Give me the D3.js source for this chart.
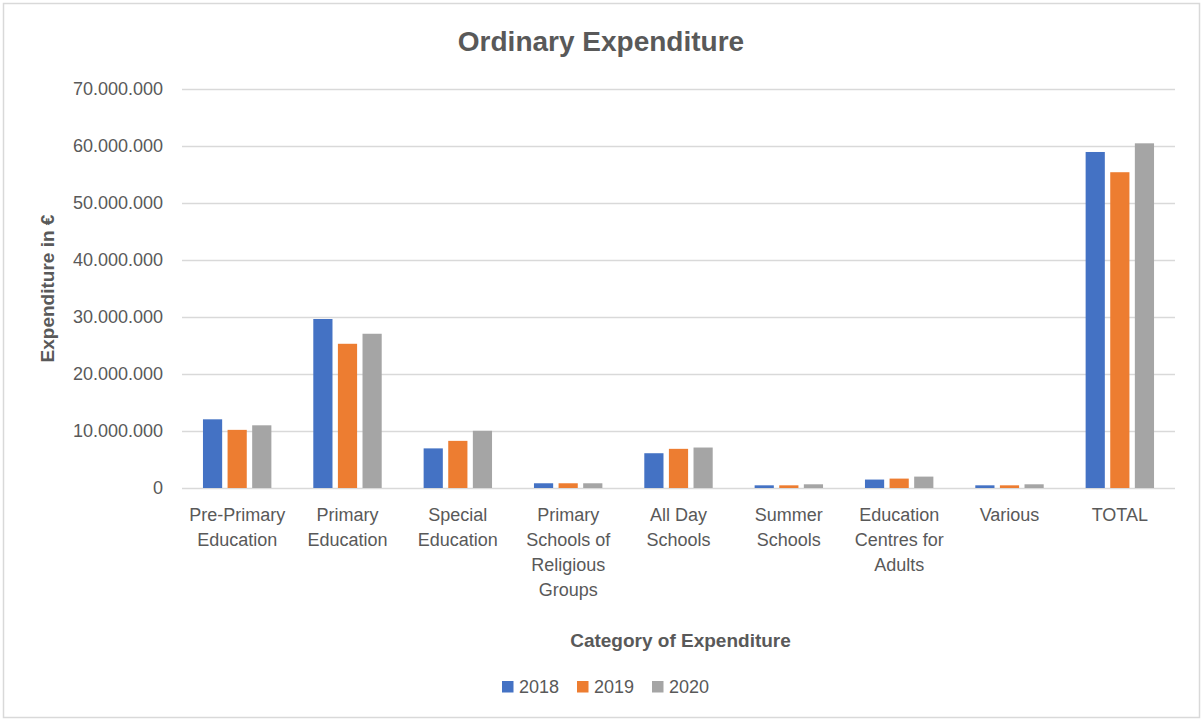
<!DOCTYPE html>
<html>
<head>
<meta charset="utf-8">
<script src="https://cdn.jsdelivr.net/npm/d3@7"></script>
<style>
  html, body { margin: 0; padding: 0; background: #fff; }
  svg text { font-family: "Liberation Sans", Arial, sans-serif; fill: #595959; }
</style>
</head>
<body>
<svg id="chart" width="1201" height="720"></svg>
<script>
let WIDTH = 1201, HEIGHT = 720;
let M = { top: 89, right: 26, bottom: 232, left: 182 };

// data
let categories = ["Pre-Primary Education", "Primary Education", "Special Education",
    "Primary Schools of Religious Groups", "All Day Schools", "Summer Schools",
    "Education Centres for Adults", "Various", "TOTAL"];
let tickLabels = [
    ["Pre-Primary", "Education"],
    ["Primary", "Education"],
    ["Special", "Education"],
    ["Primary", "Schools of", "Religious", "Groups"],
    ["All Day", "Schools"],
    ["Summer", "Schools"],
    ["Education", "Centres for", "Adults"],
    ["Various"],
    ["TOTAL"]
];
let years = ["2018", "2019", "2020"];
let values2018 = [12050000, 29650000, 6950000, 830000, 6100000, 470000, 1480000, 470000, 58950000];
let values2019 = [10200000, 25300000, 8270000, 830000, 6870000, 470000, 1650000, 470000, 55400000];
let values2020 = [11000000, 27060000, 10040000, 830000, 7100000, 650000, 2000000, 650000, 60470000];
let yTicks = [0, 10000000, 20000000, 30000000, 40000000, 50000000, 60000000, 70000000];
let colors = ["#4472C4", "#ED7D31", "#A5A5A5"];

let series = [values2018, values2019, values2020];

function fmtDots(v) {
    // 70000000 -> 70.000.000
    return d3.format(",")(v).replace(/,/g, ".");
}

function draw() {
    let svg = d3.select("#chart");
    let plotW = WIDTH - M.left - M.right;
    let plotH = HEIGHT - M.top - M.bottom;

    // outer frame
    svg.append("rect")
        .attr("x", 3.5).attr("y", 3.5)
        .attr("width", WIDTH - 5).attr("height", HEIGHT - 6)
        .attr("fill", "#fff")
        .attr("stroke", "#D9D9D9")
        .attr("stroke-width", 1.5);

    let x0 = d3.scaleBand().domain(categories).range([M.left, M.left + plotW]).padding(0);
    let inner = x0.bandwidth();
    let x1 = d3.scaleBand().domain(years)
        .range([inner * 0.19, inner * 0.81])
        .paddingInner(0.22);
    let y = d3.scaleLinear().domain([0, 70000000]).range([M.top + plotH, M.top]);

    // gridlines + y tick labels
    let yAxis = d3.axisLeft(y)
        .tickValues(yTicks)
        .tickSize(-plotW)
        .tickPadding(19)
        .tickFormat(fmtDots);
    let gy = svg.append("g")
        .attr("transform", `translate(${M.left},0)`)
        .call(yAxis);
    gy.select(".domain").remove();
    gy.selectAll(".tick line").attr("stroke", "#D9D9D9").attr("stroke-width", 1.3);
    gy.selectAll(".tick text")
        .attr("font-size", 18)
        .attr("font-family", "Liberation Sans, Arial, sans-serif")
        .attr("fill", "#595959");

    // bars
    let groups = svg.append("g").selectAll("g")
        .data(categories)
        .join("g")
        .attr("transform", d => `translate(${x0(d)},0)`);

    groups.selectAll("rect")
        .data((d, i) => years.map((yr, k) => ({ year: yr, value: series[k][i], k: k })))
        .join("rect")
        .attr("x", d => x1(d.year))
        .attr("width", x1.bandwidth())
        .attr("y", d => y(d.value))
        .attr("height", d => y(0) - y(d.value))
        .attr("fill", d => colors[d.k]);

    // category labels (wrapped)
    let labels = svg.append("g").selectAll("text")
        .data(categories)
        .join("text")
        .attr("text-anchor", "middle")
        .attr("font-size", 18)
        .attr("x", d => x0(d) + inner / 2)
        .attr("y", 521);
    labels.selectAll("tspan")
        .data((d, i) => tickLabels[i])
        .join("tspan")
        .attr("x", function () { return d3.select(this.parentNode).attr("x"); })
        .attr("dy", (d, i) => i === 0 ? 0 : 25)
        .text(d => d);

    // title
    svg.append("text")
        .attr("x", 601).attr("y", 51)
        .attr("text-anchor", "middle")
        .attr("font-size", 28)
        .attr("font-weight", "bold")
        .text("Ordinary Expenditure");

    // axis titles
    svg.append("text")
        .attr("x", M.left + plotW / 2 + 2).attr("y", 647)
        .attr("text-anchor", "middle")
        .attr("font-size", 19)
        .attr("font-weight", "bold")
        .text("Category of Expenditure");

    svg.append("text")
        .attr("transform", `translate(54, ${M.top + plotH / 2}) rotate(-90)`)
        .attr("text-anchor", "middle")
        .attr("font-size", 19)
        .attr("font-weight", "bold")
        .text("Expenditure in €");

    // legend
    let leg = svg.append("g").selectAll("g")
        .data(years)
        .join("g")
        .attr("transform", (d, i) => `translate(${502 + i * 75},681)`);
    leg.append("rect")
        .attr("width", 11.5).attr("height", 11.5)
        .attr("fill", (d, i) => colors[i]);
    leg.append("text")
        .attr("x", 17).attr("y", 12)
        .attr("font-size", 18)
        .text(d => d);
}

draw();
</script>
</body>
</html>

WRITTEN PROBLEM. Return nothing but the lines running from the start of the data to the line with "232, left: 182", please, both ends included and no pictures.

SOLUTION FOR THIS PROBLEM.
Give me the D3.js source for this chart.
<!DOCTYPE html>
<html>
<head>
<meta charset="utf-8">
<script src="https://cdn.jsdelivr.net/npm/d3@7"></script>
<style>
  html, body { margin: 0; padding: 0; background: #fff; }
  svg text { font-family: "Liberation Sans", Arial, sans-serif; fill: #595959; }
</style>
</head>
<body>
<svg id="chart" width="1201" height="720"></svg>
<script>
let WIDTH = 1201, HEIGHT = 720;
let M = { top: 89, right: 26, bottom: 232, left: 182 };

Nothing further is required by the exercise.